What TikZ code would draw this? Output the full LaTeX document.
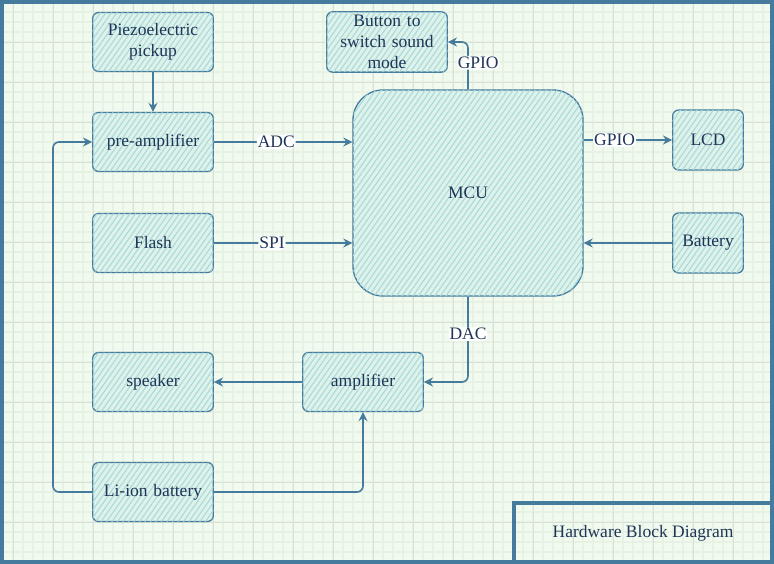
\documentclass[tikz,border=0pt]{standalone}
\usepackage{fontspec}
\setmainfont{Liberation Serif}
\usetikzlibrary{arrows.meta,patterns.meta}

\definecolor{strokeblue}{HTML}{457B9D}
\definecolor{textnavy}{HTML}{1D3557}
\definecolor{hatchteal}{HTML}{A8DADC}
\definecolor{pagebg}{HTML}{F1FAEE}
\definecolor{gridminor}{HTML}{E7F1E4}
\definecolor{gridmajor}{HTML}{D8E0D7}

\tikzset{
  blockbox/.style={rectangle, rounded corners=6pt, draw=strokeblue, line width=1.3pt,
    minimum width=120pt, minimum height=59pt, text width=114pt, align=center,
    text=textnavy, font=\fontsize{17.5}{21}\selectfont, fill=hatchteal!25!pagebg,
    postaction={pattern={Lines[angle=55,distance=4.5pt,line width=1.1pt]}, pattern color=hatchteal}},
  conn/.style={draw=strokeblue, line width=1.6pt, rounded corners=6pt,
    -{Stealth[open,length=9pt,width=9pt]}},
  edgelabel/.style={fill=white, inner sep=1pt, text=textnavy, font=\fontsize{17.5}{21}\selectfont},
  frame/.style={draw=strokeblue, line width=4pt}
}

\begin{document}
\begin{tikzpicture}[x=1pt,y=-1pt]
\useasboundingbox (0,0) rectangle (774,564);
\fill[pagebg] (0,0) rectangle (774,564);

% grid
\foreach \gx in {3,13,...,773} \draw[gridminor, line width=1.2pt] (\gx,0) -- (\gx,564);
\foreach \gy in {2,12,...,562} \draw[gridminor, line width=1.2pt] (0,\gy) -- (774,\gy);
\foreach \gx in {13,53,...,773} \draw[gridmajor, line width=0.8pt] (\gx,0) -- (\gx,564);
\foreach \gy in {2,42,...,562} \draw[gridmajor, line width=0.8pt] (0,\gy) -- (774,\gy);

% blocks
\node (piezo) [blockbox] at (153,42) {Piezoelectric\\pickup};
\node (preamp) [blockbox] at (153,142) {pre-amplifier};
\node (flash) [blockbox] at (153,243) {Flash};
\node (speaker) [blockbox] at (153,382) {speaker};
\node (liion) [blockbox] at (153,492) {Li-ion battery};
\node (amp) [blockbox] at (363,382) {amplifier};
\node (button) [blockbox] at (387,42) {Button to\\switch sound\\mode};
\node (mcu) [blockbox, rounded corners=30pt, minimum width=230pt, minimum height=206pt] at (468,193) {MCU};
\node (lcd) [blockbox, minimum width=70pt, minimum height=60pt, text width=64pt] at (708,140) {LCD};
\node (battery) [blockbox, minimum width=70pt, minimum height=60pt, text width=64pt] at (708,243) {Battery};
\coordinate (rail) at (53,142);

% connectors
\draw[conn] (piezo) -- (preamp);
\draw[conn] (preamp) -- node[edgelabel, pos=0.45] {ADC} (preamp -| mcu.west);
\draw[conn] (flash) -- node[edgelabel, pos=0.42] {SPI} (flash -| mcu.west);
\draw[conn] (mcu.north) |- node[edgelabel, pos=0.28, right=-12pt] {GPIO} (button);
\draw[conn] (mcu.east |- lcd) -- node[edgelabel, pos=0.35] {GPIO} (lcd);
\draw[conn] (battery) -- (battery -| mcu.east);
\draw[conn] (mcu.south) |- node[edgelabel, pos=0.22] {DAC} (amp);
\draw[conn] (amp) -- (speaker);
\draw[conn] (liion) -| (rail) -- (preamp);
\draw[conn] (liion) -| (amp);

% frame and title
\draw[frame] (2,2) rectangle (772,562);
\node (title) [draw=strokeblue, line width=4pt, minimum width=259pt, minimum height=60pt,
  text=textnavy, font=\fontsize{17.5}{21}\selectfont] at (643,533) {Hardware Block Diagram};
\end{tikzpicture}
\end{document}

### [PROBLEM DETAILS]
Leave out the pictures. Transcribe only the lines above, from the first through the one that contains "width=0.8pt] (0,\gy) -- (774,\gy);".

### [RESPONSE]
What TikZ code would draw this? Output the full LaTeX document.
\documentclass[tikz,border=0pt]{standalone}
\usepackage{fontspec}
\setmainfont{Liberation Serif}
\usetikzlibrary{arrows.meta,patterns.meta}

\definecolor{strokeblue}{HTML}{457B9D}
\definecolor{textnavy}{HTML}{1D3557}
\definecolor{hatchteal}{HTML}{A8DADC}
\definecolor{pagebg}{HTML}{F1FAEE}
\definecolor{gridminor}{HTML}{E7F1E4}
\definecolor{gridmajor}{HTML}{D8E0D7}

\tikzset{
  blockbox/.style={rectangle, rounded corners=6pt, draw=strokeblue, line width=1.3pt,
    minimum width=120pt, minimum height=59pt, text width=114pt, align=center,
    text=textnavy, font=\fontsize{17.5}{21}\selectfont, fill=hatchteal!25!pagebg,
    postaction={pattern={Lines[angle=55,distance=4.5pt,line width=1.1pt]}, pattern color=hatchteal}},
  conn/.style={draw=strokeblue, line width=1.6pt, rounded corners=6pt,
    -{Stealth[open,length=9pt,width=9pt]}},
  edgelabel/.style={fill=white, inner sep=1pt, text=textnavy, font=\fontsize{17.5}{21}\selectfont},
  frame/.style={draw=strokeblue, line width=4pt}
}

\begin{document}
\begin{tikzpicture}[x=1pt,y=-1pt]
\useasboundingbox (0,0) rectangle (774,564);
\fill[pagebg] (0,0) rectangle (774,564);

% grid
\foreach \gx in {3,13,...,773} \draw[gridminor, line width=1.2pt] (\gx,0) -- (\gx,564);
\foreach \gy in {2,12,...,562} \draw[gridminor, line width=1.2pt] (0,\gy) -- (774,\gy);
\foreach \gx in {13,53,...,773} \draw[gridmajor, line width=0.8pt] (\gx,0) -- (\gx,564);
\foreach \gy in {2,42,...,562} \draw[gridmajor, line width=0.8pt] (0,\gy) -- (774,\gy);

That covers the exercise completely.